Other parts of this series:
- Cultural transformation at banks, and why robots deserve respect
- Top three skills for the future of work, and AI is not a panacea
- Personalize training for millennials, and AI’s bias hurdles
- How to grow a great remote team, and why trust matters
- How emotional intelligence fosters agility, and why workers quit
Here are the top news stories in talent & organization from this week.
Emotional intelligence is key to agility
The key to innovation and agility is the climate created by leaders of an organization, and in order to create the right environment for innovation to flourish, leaders need to develop emotional intelligence (EI), claims Jill Pennington. “For people to be creative and agile in an increasingly uncertain and complex world, they need to feel psychologically safe,” she writes in a Training Journal blog post. “Leaders must raise their understanding and awareness of the climate they create, and manage their own reactions to pressure and change, so they don’t create a ‘survival’ climate that stifles creativity and inhibits agility.” Pennington believes EI can help leaders communicate respect; encourage employees to speak up; be accessible and approachable; show their fallibilities; tolerate failure; and set a vision with clear expectations and boundaries. “L&D teams need to support leaders to change their mindset,” she writes. “If the fundamental concept of leadership changes, then a more adaptive, flexible and empowered workforce will come.”
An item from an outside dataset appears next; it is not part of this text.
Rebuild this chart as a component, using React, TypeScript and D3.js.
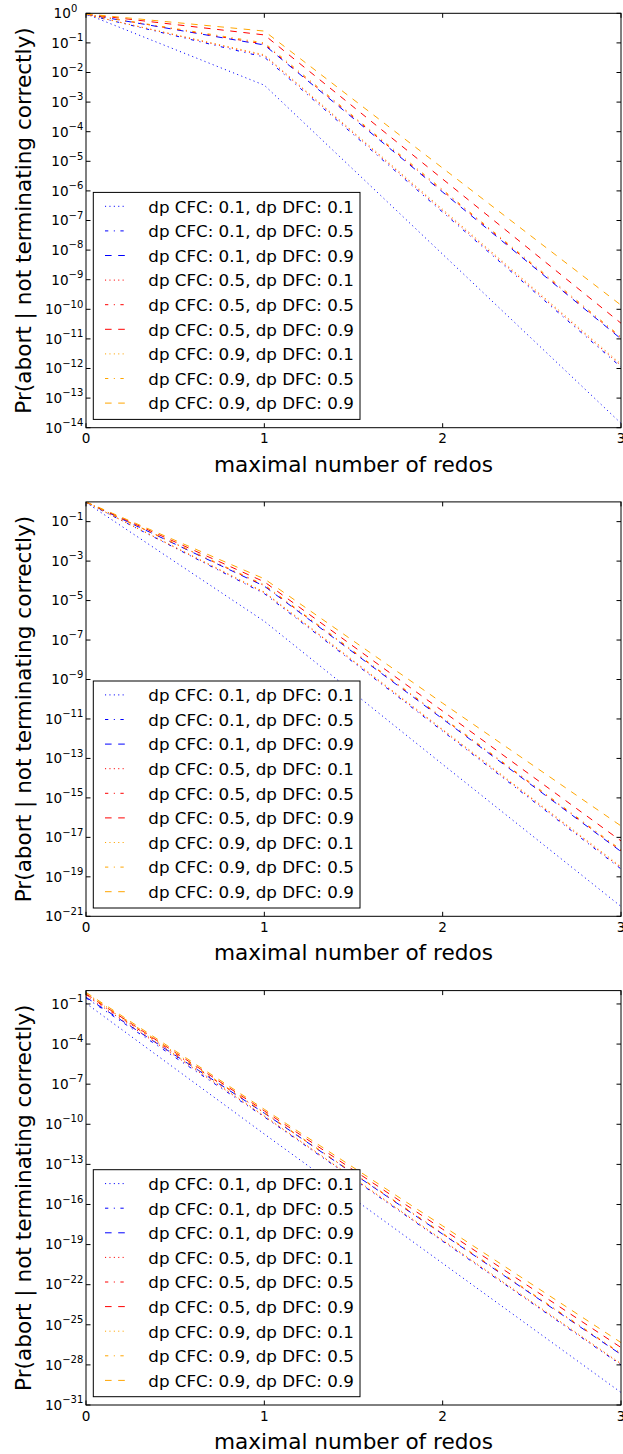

Bringing more young people into careers in insurance
The Insurance Institute of Canada’s Career Connections focuses on raising awareness among young adults about the many skilled professions in insurance. “When the program started, it was predominantly focused on how insurance works and demonstrating some of the career path potential, and it was focused on high schools as well as a little bit of campus work,” Trevor Buttrum, manager of Career Connections, told Insurance Business Magazine. “In 2007, when we identified that there was definitely an ageing workforce, [we realized] we needed to move the needle towards being able to feed the pipeline more directly.” Today, Career Connections holds more than 460 annual events on campuses and communities across Canada. “Our hope is that people can find something that aligns with [their skills], whether they’re good with numbers or good with people or good with data and analytics, or they want to help in a time of crisis and bring people back from something really terrible,” Buttrum said. “From our standpoint, too, it’s about building awareness, engagement, and action within the industry.”
The need for a new narrative about disability
It is time for the reinvention of disability to be of paramount importance for the business of the 21st century, argues Jonathan Kaufman. “Organizations can no longer simply relegate disability under the supervision of human resources, diversity and inclusion or even that of corporate employee resource group,” he writes in a Forbes blog post. “The disability narrative must be expanded into the larger fabric of the value proposition of any company and needs to be understood as a critical component to business operations.” While the disability community has done great work on raising awareness, Kaufman believes it is time for business leadership to get involved in the conversation. “To hear that the knowledge of disability can be a critical tool for business leaders to create a more comprehensive strategy across the organizations may take some getting used to. However, this can serve as the foundation for developing the next phase of business strategy, where we make our wound into our bow and see that our greatest strengths can come from areas that may be deemed weak and vulnerable but rather are just a new perspective that has valuable insight that will be beneficial to the entire business environment,” he writes.
What causes workers to quit their jobs
According to a survey by Signs.com, insufficient pay is the No. 1 reason that would cause American workers to quit their jobs in the next five years, followed by a lack of growth opportunities and a lack of passion. “We found that being motivated primarily by income had a strong association with restlessness in one’s job and a desire to change positions, even at the highest income levels,” Matthew Gillespie, a project manager with Signs.com and lead author on the study, told Inc. “People in jobs they were passionate about tended to stay much longer in those jobs, even at lower salaries, when compared to individuals whose primary motivation for work was income.” The survey also found that people who felt passionate about their jobs stayed happier in their roles for longer. “While overall life satisfaction increased as people’s salaries climbed (though it did taper off at the $100,000 mark), people making less than $15,000 a year were just as passionate about their jobs as those who were clearing $100,000,” Marcel Schwantes notes in Inc.